THE PROBLEM =
Give the lines of the material verbatim, from the first line to the line with "plt.rcParams['font.family'] = ['Liberation", including both.

DATA SEGMENT =
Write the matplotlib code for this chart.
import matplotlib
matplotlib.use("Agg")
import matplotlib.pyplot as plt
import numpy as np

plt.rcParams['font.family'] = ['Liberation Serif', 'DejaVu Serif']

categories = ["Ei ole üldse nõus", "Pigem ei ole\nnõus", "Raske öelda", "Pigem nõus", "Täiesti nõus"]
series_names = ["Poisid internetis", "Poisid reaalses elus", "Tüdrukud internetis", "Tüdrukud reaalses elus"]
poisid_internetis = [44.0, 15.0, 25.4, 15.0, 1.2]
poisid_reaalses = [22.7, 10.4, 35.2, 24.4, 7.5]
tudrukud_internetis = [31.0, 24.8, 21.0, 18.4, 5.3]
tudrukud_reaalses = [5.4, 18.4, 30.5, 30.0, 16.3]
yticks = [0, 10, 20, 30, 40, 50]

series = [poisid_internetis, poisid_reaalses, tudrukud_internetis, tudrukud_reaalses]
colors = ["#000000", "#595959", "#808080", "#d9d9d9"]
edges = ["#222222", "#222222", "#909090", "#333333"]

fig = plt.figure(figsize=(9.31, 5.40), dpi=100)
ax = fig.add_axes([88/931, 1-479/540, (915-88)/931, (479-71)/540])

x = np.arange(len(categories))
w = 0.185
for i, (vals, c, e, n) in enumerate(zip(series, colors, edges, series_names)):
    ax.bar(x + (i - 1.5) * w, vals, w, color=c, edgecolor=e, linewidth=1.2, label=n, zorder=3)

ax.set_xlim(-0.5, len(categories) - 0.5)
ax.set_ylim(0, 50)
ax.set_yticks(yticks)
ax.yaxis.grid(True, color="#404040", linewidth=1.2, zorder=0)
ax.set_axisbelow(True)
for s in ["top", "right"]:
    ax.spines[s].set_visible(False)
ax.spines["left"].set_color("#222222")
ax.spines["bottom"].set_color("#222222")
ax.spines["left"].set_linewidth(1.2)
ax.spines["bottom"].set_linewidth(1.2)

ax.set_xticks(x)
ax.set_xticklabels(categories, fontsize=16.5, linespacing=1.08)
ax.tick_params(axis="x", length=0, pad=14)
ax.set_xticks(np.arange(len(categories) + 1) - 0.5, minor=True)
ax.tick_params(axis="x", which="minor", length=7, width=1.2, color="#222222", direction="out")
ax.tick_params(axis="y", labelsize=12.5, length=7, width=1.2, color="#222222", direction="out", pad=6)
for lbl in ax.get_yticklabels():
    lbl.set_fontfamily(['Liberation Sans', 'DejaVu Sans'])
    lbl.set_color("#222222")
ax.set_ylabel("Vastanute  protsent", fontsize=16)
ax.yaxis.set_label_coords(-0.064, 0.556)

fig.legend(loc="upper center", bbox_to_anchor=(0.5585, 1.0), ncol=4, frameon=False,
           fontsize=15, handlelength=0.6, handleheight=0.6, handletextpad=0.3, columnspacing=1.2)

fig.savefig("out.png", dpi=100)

THE REPLY =
Write the matplotlib code for this chart.
import matplotlib
matplotlib.use("Agg")
import matplotlib.pyplot as plt
import numpy as np

plt.rcParams['font.family'] = ['Liberation Serif', 'DejaVu Serif']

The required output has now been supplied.